Wednesday, May 25, 2016

Port and Air Flow in practice and in theory


This the best practical video I've seen on this subject for quite some time. I'd call this a very light porting job. That's safest if you don't know how thin the metal is in different places, but a way around that is to get a metal ultrasound tool and find out where it's thin, so you can do a more aggressive job.

Personally, I'd remove more in the combustion chamber. Get rid of those machinist ridges more. Sure, it's a small compression loss, but you're probably getting the cylinder head shaved anyway, right?

It takes a lot more skill, but if all you're going to do is a slight smoothing of the port, why scribe for the gasket? Sure, you don't want to go beyond the gasket line, but my point is, matching better to the gasket is a tougher way to go, but an industry standard for a more aggressive porting job.

Could be more like a stage 2 to do that.

If you go bigger, you have to use T tools to measure the inside and make sure those ports are matched.

I bet they weren't matched at the factory! According to headbytes, the more points of measurement to have them even, they higher the stage, more so than how much material is removed. Kind of a balanced way of looking at the stages. Please understand, this is not slander, there is a lot of evidence stacked up on YouTube and many websites, which mention that headbytes of YouTube isn't in good business practices. I learned a lot from him. His engine knowledge isn't perfect, but it's among the best. I've learned a lot from this artist. Some artists don't make good businessmen. Maybe he has a lot of personal issues that have prevented him from keeping up with his promises in porting engines, but a lot of people have lost money and they aren't getting their sometimes rare and original parts back that belong on their classic rides.

Lets get back to something prettier.

More flow, smoother flow. These are common concepts. People sometimes worry about losing torque at lower RPM because making ports larger, while it can increase flow (it can lose flow as well if you do it wrong), it also lowers the air velocity in your ports, which is more needed at lower RPM. Know though, that people porting for racing aren't worried about a little loss down low when they're getting better flow bouncing off of red line and back up to it with each gear shift.

So while I'm working toward a cylinder head project of my own, I probably shouldn't open the ports up much as the automatic transmission keeps my RPM low most of the time. This would cost me power, even if on the on ramp to the freeway the higher possible RPM, which won't ever happen in the city, lets me have more power there, the car would be less driveable in every other way...at least that's how the theory goes. I so want to put this in practice! I still don't have the electric die grinder or bigger air compressor which I need.

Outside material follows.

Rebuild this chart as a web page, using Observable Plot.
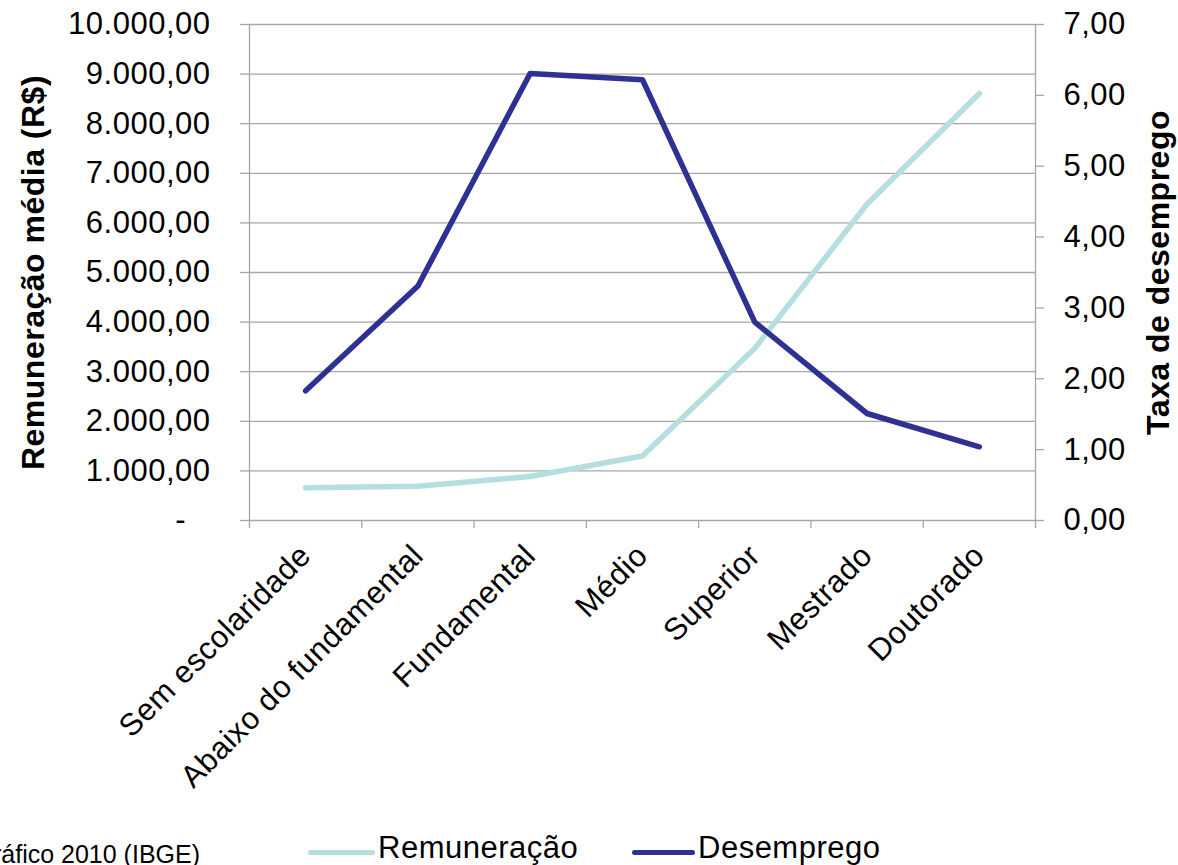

In the video above they talked a little about how to get swirl, but this was one of the video's down falls as I don't think the technique they're talking about would actually create more swirl. To learn more about that, go from watching the practical example above to my theory video below.



Source: Port and Airflow Theory, PolyQuad cylinder chambers, Creating Swirl by DENichols

When it comes to swirl, on single valve intakes you need a different technique than you do in dual overhead cams or DOHC.

David Vizard's concept in the video above is to make one of the vales larger, support that valve with more porting. The idea is to make for more flow on one valve so that as it's great velocity air goes into the chamber, it causes a swirl. Swirl also squeezes more air into the combustion chamber. Swirls prevent fuel molecules from colliding as much. Turbulent air, like what is shown to be reduced in the first more practical example video above makes fuel droplets collide more, which makes them less atomized and less burnable.